Word for word, copy all the data and drop the pictures.

------------------------------------------------------------

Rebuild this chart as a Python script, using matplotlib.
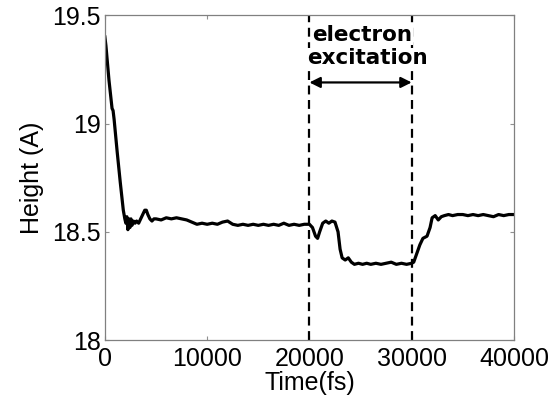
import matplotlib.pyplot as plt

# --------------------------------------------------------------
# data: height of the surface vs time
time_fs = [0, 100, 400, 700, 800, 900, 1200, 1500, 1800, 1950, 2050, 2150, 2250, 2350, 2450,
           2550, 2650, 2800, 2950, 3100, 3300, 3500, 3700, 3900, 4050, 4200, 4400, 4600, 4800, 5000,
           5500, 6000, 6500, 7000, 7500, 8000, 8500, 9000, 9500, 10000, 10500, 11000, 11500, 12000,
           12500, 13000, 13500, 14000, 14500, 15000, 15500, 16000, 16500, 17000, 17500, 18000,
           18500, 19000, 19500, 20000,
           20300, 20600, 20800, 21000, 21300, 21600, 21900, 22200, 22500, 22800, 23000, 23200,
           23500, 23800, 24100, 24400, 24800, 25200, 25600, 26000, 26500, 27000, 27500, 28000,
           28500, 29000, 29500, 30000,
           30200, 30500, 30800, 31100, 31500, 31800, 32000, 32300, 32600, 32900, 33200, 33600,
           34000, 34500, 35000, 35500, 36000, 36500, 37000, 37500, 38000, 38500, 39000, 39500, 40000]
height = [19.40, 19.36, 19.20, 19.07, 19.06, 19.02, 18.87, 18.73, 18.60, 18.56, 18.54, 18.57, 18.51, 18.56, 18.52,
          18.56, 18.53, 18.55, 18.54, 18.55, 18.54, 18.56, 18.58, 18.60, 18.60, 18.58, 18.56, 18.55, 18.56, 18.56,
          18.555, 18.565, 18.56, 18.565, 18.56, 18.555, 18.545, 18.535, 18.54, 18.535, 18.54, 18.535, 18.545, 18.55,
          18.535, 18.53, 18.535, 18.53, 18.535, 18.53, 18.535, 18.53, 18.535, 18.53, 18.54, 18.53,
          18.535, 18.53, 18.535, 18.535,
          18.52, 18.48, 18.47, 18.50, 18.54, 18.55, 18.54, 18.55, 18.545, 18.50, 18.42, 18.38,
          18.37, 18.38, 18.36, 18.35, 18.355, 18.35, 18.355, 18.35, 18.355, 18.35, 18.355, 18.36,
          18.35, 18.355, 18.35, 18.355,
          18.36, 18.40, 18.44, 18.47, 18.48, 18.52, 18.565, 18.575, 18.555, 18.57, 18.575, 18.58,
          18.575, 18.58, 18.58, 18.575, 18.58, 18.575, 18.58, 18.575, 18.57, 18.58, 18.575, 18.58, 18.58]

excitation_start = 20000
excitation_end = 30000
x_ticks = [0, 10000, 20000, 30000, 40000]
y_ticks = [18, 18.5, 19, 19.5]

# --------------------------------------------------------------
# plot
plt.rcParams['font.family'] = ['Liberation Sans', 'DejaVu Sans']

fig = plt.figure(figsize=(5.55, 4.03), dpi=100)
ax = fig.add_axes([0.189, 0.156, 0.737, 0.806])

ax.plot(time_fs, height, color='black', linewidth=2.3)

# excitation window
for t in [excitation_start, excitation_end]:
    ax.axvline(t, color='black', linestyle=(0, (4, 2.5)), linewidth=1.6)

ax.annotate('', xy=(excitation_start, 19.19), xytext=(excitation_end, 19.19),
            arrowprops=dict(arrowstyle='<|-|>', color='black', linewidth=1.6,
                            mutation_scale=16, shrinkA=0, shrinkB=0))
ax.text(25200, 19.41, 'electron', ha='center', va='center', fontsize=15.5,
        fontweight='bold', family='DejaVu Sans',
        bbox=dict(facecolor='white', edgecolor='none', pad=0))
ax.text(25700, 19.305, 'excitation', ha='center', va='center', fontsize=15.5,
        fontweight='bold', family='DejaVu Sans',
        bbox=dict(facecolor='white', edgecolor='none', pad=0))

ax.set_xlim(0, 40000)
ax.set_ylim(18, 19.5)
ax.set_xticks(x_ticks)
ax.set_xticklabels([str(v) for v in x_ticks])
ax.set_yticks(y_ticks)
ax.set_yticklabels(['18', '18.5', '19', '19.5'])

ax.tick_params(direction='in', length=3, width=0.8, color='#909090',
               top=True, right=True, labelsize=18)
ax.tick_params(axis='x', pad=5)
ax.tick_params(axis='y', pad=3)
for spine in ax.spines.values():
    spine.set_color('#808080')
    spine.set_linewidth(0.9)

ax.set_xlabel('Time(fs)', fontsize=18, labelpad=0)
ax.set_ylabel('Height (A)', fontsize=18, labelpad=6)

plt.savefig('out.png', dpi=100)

------------------------------------------------------------

## WRITTEN REPLY
Rebuild this chart as a Python script, using matplotlib.
import matplotlib.pyplot as plt

# --------------------------------------------------------------
# data: height of the surface vs time
time_fs = [0, 100, 400, 700, 800, 900, 1200, 1500, 1800, 1950, 2050, 2150, 2250, 2350, 2450,
           2550, 2650, 2800, 2950, 3100, 3300, 3500, 3700, 3900, 4050, 4200, 4400, 4600, 4800, 5000,
           5500, 6000, 6500, 7000, 7500, 8000, 8500, 9000, 9500, 10000, 10500, 11000, 11500, 12000,
           12500, 13000, 13500, 14000, 14500, 15000, 15500, 16000, 16500, 17000, 17500, 18000,
           18500, 19000, 19500, 20000,
           20300, 20600, 20800, 21000, 21300, 21600, 21900, 22200, 22500, 22800, 23000, 23200,
           23500, 23800, 24100, 24400, 24800, 25200, 25600, 26000, 26500, 27000, 27500, 28000,
           28500, 29000, 29500, 30000,
           30200, 30500, 30800, 31100, 31500, 31800, 32000, 32300, 32600, 32900, 33200, 33600,
           34000, 34500, 35000, 35500, 36000, 36500, 37000, 37500, 38000, 38500, 39000, 39500, 40000]
height = [19.40, 19.36, 19.20, 19.07, 19.06, 19.02, 18.87, 18.73, 18.60, 18.56, 18.54, 18.57, 18.51, 18.56, 18.52,
          18.56, 18.53, 18.55, 18.54, 18.55, 18.54, 18.56, 18.58, 18.60, 18.60, 18.58, 18.56, 18.55, 18.56, 18.56,
          18.555, 18.565, 18.56, 18.565, 18.56, 18.555, 18.545, 18.535, 18.54, 18.535, 18.54, 18.535, 18.545, 18.55,
          18.535, 18.53, 18.535, 18.53, 18.535, 18.53, 18.535, 18.53, 18.535, 18.53, 18.54, 18.53,
          18.535, 18.53, 18.535, 18.535,
          18.52, 18.48, 18.47, 18.50, 18.54, 18.55, 18.54, 18.55, 18.545, 18.50, 18.42, 18.38,
          18.37, 18.38, 18.36, 18.35, 18.355, 18.35, 18.355, 18.35, 18.355, 18.35, 18.355, 18.36,
          18.35, 18.355, 18.35, 18.355,
          18.36, 18.40, 18.44, 18.47, 18.48, 18.52, 18.565, 18.575, 18.555, 18.57, 18.575, 18.58,
          18.575, 18.58, 18.58, 18.575, 18.58, 18.575, 18.58, 18.575, 18.57, 18.58, 18.575, 18.58, 18.58]

excitation_start = 20000
excitation_end = 30000
x_ticks = [0, 10000, 20000, 30000, 40000]
y_ticks = [18, 18.5, 19, 19.5]

# --------------------------------------------------------------
# plot
plt.rcParams['font.family'] = ['Liberation Sans', 'DejaVu Sans']

fig = plt.figure(figsize=(5.55, 4.03), dpi=100)
ax = fig.add_axes([0.189, 0.156, 0.737, 0.806])

ax.plot(time_fs, height, color='black', linewidth=2.3)

# excitation window
for t in [excitation_start, excitation_end]:
    ax.axvline(t, color='black', linestyle=(0, (4, 2.5)), linewidth=1.6)

ax.annotate('', xy=(excitation_start, 19.19), xytext=(excitation_end, 19.19),
            arrowprops=dict(arrowstyle='<|-|>', color='black', linewidth=1.6,
                            mutation_scale=16, shrinkA=0, shrinkB=0))
ax.text(25200, 19.41, 'electron', ha='center', va='center', fontsize=15.5,
        fontweight='bold', family='DejaVu Sans',
        bbox=dict(facecolor='white', edgecolor='none', pad=0))
ax.text(25700, 19.305, 'excitation', ha='center', va='center', fontsize=15.5,
        fontweight='bold', family='DejaVu Sans',
        bbox=dict(facecolor='white', edgecolor='none', pad=0))

ax.set_xlim(0, 40000)
ax.set_ylim(18, 19.5)
ax.set_xticks(x_ticks)
ax.set_xticklabels([str(v) for v in x_ticks])
ax.set_yticks(y_ticks)
ax.set_yticklabels(['18', '18.5', '19', '19.5'])

ax.tick_params(direction='in', length=3, width=0.8, color='#909090',
               top=True, right=True, labelsize=18)
ax.tick_params(axis='x', pad=5)
ax.tick_params(axis='y', pad=3)
for spine in ax.spines.values():
    spine.set_color('#808080')
    spine.set_linewidth(0.9)

ax.set_xlabel('Time(fs)', fontsize=18, labelpad=0)
ax.set_ylabel('Height (A)', fontsize=18, labelpad=6)

plt.savefig('out.png', dpi=100)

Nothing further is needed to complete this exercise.